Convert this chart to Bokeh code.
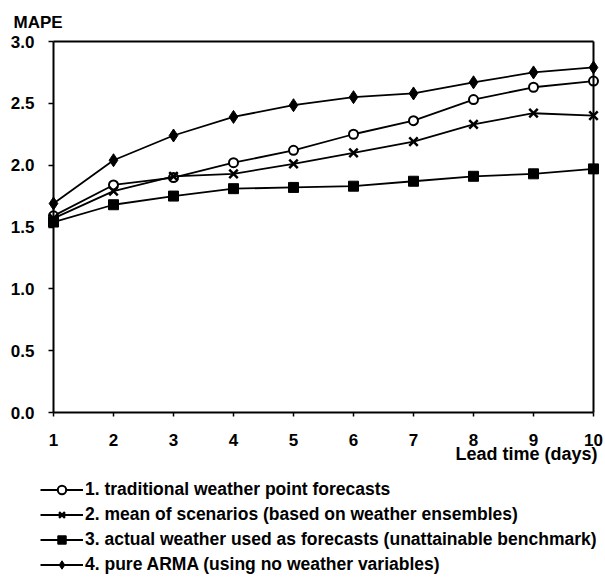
from bokeh.plotting import figure
from bokeh.models import (Legend, LegendItem, Label, LinearAxis, FixedTicker,
                          PrintfTickFormatter, Range1d)
from bokeh.embed import file_html
from bokeh.resources import INLINE

lead_days = [1, 2, 3, 4, 5, 6, 7, 8, 9, 10]
traditional = [1.59, 1.84, 1.90, 2.02, 2.12, 2.25, 2.36, 2.53, 2.63, 2.68]
scenarios = [1.57, 1.79, 1.91, 1.93, 2.01, 2.10, 2.19, 2.33, 2.42, 2.40]
actual = [1.54, 1.68, 1.75, 1.81, 1.82, 1.83, 1.87, 1.91, 1.93, 1.97]
arma = [1.69, 2.04, 2.24, 2.39, 2.485, 2.55, 2.58, 2.67, 2.75, 2.79]
y_ticks = [0.0, 0.5, 1.0, 1.5, 2.0, 2.5, 3.0]
legend_labels = [
    "1. traditional weather point forecasts",
    "2. mean of scenarios (based on weather ensembles)",
    "3. actual weather used as forecasts (unattainable benchmark)",
    "4. pure ARMA (using no weather variables)",
]

FONT = "Liberation Sans"
W, H = 605, 577
# frame covers whole canvas; data area: x 1..10 -> px 53..593, y 0..3 -> px 412..41 (from top)
px_x = 60.0
px_y = 371.0 / 3.0
x_range = Range1d(1 - 53 / px_x, 10 + (W - 593) / px_x)
y_range = Range1d(0 - (H - 412) / px_y, 3 + 41 / px_y)

p = figure(width=W, height=H, output_backend="svg", toolbar_location=None,
           x_range=x_range, y_range=y_range, x_axis_location=None, y_axis_location=None,
           min_border=0)
p.xgrid.visible = False
p.ygrid.visible = False
p.outline_line_color = None
p.background_fill_color = "white"
p.border_fill_color = "white"

xaxis = LinearAxis(fixed_location=0, bounds=(1, 10), ticker=FixedTicker(ticks=lead_days))
yaxis = LinearAxis(fixed_location=1, bounds=(0, 3), ticker=FixedTicker(ticks=y_ticks),
                   formatter=PrintfTickFormatter(format="%.1f"))
for ax in (xaxis, yaxis):
    ax.axis_line_color = "black"
    ax.axis_line_width = 2
    ax.major_tick_line_color = "black"
    ax.major_tick_line_width = 1.5
    ax.minor_tick_line_color = None
    ax.major_tick_in = 0
    ax.major_label_text_font = FONT
    ax.major_label_text_font_style = "bold"
    ax.major_label_text_font_size = "17px"
    ax.major_label_text_color = "black"
xaxis.major_tick_out = 4
xaxis.major_label_standoff = 17
yaxis.major_tick_out = 5
yaxis.major_label_standoff = 14
p.add_layout(xaxis, "below")
p.add_layout(yaxis, "left")

top_line = LinearAxis(fixed_location=3, bounds=(1, 10), ticker=FixedTicker(ticks=[]),
                      major_label_text_font_size="0px", axis_line_width=2, axis_line_color="black")
right_line = LinearAxis(fixed_location=10, bounds=(0, 3), ticker=FixedTicker(ticks=[]),
                        major_label_text_font_size="0px", axis_line_width=2, axis_line_color="black")
p.add_layout(top_line, "above")
p.add_layout(right_line, "right")

lw = 1.8
l1 = p.line(lead_days, traditional, line_color="black", line_width=lw)
m1 = p.scatter(lead_days, traditional, marker="circle", size=9, line_color="black",
               line_width=2, fill_color="white")
l2 = p.line(lead_days, scenarios, line_color="black", line_width=lw)
m2 = p.scatter(lead_days, scenarios, marker="x", size=12, line_color="black", line_width=2.5)
l3 = p.line(lead_days, actual, line_color="black", line_width=lw)
m3 = p.scatter(lead_days, actual, marker="square", size=10, line_color="black", fill_color="black")
l4 = p.line(lead_days, arma, line_color="black", line_width=lw)
m4 = p.scatter(lead_days, arma, marker="diamond", size=13, line_color="black", fill_color="black")

p.add_layout(Label(x=1, y=3, x_offset=-40, y_offset=19, text="MAPE", text_font=FONT,
                   text_font_style="bold", text_font_size="17px", text_baseline="alphabetic",
                   text_color="black"))
p.add_layout(Label(x=10, y=0, x_offset=4, y_offset=-41, text="Lead time (days)", text_font=FONT,
                   text_font_size="18px", text_font_style="bold", text_align="right",
                   text_baseline="alphabetic", text_color="black"))

items = [LegendItem(label=legend_labels[0], renderers=[l1, m1]),
         LegendItem(label=legend_labels[1], renderers=[l2, m2]),
         LegendItem(label=legend_labels[2], renderers=[l3, m3]),
         LegendItem(label=legend_labels[3], renderers=[l4, m4])]
legend = Legend(items=items, location=(40, 2), padding=0, margin=0, spacing=4,
                glyph_width=43, glyph_height=21, label_height=21, label_standoff=2,
                label_text_font=FONT, label_text_font_style="bold", label_text_font_size="17.5px",
                label_text_color="black", border_line_color=None, background_fill_alpha=0)
p.add_layout(legend, "center")

open("out.html", "w").write(file_html(p, INLINE))
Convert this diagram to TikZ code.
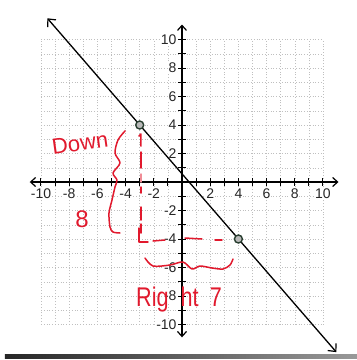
\documentclass[tikz,border=0pt]{standalone}
\usepackage{fontspec}
\setmainfont{Liberation Sans}
\usetikzlibrary{arrows.meta}
\definecolor{ink}{RGB}{225,25,45}
\definecolor{ptc}{RGB}{40,62,48}
\begin{document}
\begin{tikzpicture}[x=1pt,y=-1pt,
  gridline/.style={gray!50,line width=0.4pt,dash pattern=on 1pt off 1.8pt},
  axisline/.style={line width=1.5pt,{Straight Barb[length=5pt,width=9pt,line width=1.2pt]}-{Straight Barb[length=5pt,width=9pt,line width=1.2pt]}},
  tickmark/.style={line width=1pt},
  lab/.style={font=\fontsize{14}{14}\selectfont,fill=white,inner sep=0.8pt,text=black!85},
  pt/.style={circle,draw=ptc,fill=gray!55,line width=1.4pt,minimum size=8pt,inner sep=0pt},
  mainline/.style={line width=1.3pt,{Straight Barb[length=6pt,width=11pt,line width=1.2pt]}-{Straight Barb[length=6pt,width=11pt,line width=1.2pt]}},
  hand/.style={ink,line width=1.5pt,line cap=round,line join=round},
  handtext/.style={text=ink,inner sep=0pt}]
\useasboundingbox (0,0) rectangle (357,360);
\begin{scope}[shift={(182,182)},x=14.1pt,y=14.25pt]
  % grid
  \foreach \i in {-10,...,10} {
    \draw[gridline] (\i,-10) -- (\i,10);
    \draw[gridline] (-10,\i) -- (10,\i);
  }
  % axes
  \coordinate (xl) at (-10.8,0);
  \coordinate (xr) at (11.1,0);
  \coordinate (yb) at (0,-10.9);
  \coordinate (yt) at (0,11.05);
  \draw[axisline] (xl) -- (xr);
  \draw[axisline] (yb) -- (yt);
  \foreach \i in {1,...,10} {
    \draw[tickmark] (\i,-0.28) -- (\i,0.28);
    \draw[tickmark] (-\i,-0.28) -- (-\i,0.28);
    \draw[tickmark] (-0.28,\i) -- (0.28,\i);
    \draw[tickmark] (-0.28,-\i) -- (0.28,-\i);
  }
  % labels
  \foreach \i in {2,4,6,8,10} {
    \node[lab,anchor=north] (xp\i) at (\i,-0.38) {\i};
    \node[lab,anchor=north] (xn\i) at (-\i,-0.38) {-\i};
    \node[lab,anchor=east] (yp\i) at (-0.32,\i) {\i};
    \node[lab,anchor=east] (yn\i) at (-0.32,-\i) {-\i};
  }
  % line and points
  \coordinate (lt) at (-9.55,11.49);
  \coordinate (lb) at (10.95,-11.94);
  \draw[mainline] (lt) -- (lb);
  \node[pt] (A) at (-3,4) {};
  \node[pt] (B) at (4,-4) {};
\end{scope}
% handwritten annotations
\node[handtext,font=\fontsize{22}{22}\selectfont,rotate=8] (down) at (80,143) {Down};
\node[handtext,font=\fontsize{24}{24}\selectfont] (eight) at (82,219) {8};
\node[handtext,font=\fontsize{27}{27}\selectfont,anchor=base west,xscale=0.8,transform shape] (right) at (136,306) {Rig\hspace{15pt}ht\hspace{14pt}7};
\draw[hand] plot[smooth] coordinates {(125,131) (118,140) (115,153) (120,163) (113,173) (117,180) (115,187) (112,200) (109,213) (110,227) (113,232) (120,233)};
\draw[hand] (139,136) -- (141,134) -- (141,146);
\draw[hand] (141,152) -- (141,168);
\draw[hand,ink!50] (141,174) -- (141,182);
\draw[hand] (141,187) -- (141,193);
\draw[hand] (141,207) -- (141,220);
\draw[hand] (141,224) -- (141,233);
\draw[hand] (139,228) -- (139,242) -- (148,242);
\draw[hand] (153,241) -- (165,240);
\draw[hand] (185,238) -- (202,239);
\draw[hand] (215,240) -- (222,240);
\draw[hand] plot[smooth] coordinates {(145,258) (153,266) (170,265) (183,262) (192,269) (200,266) (212,268) (223,269) (230,265) (233,259)};
% scan edge
\shade[left color=black!85,right color=black!40] (5,354) rectangle (357,358);
\end{tikzpicture}
\end{document}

◆ ◆ ◆ ◆ ◆

Return, please, the exact lines from the beginning of the entries above through the line containing "from bokeh.resources import INLINE", both included; pictures are left out.

**FULL ANSWER**
Convert this chart to Bokeh code.
from bokeh.plotting import figure
from bokeh.models import (Legend, LegendItem, Label, LinearAxis, FixedTicker,
                          PrintfTickFormatter, Range1d)
from bokeh.embed import file_html
from bokeh.resources import INLINE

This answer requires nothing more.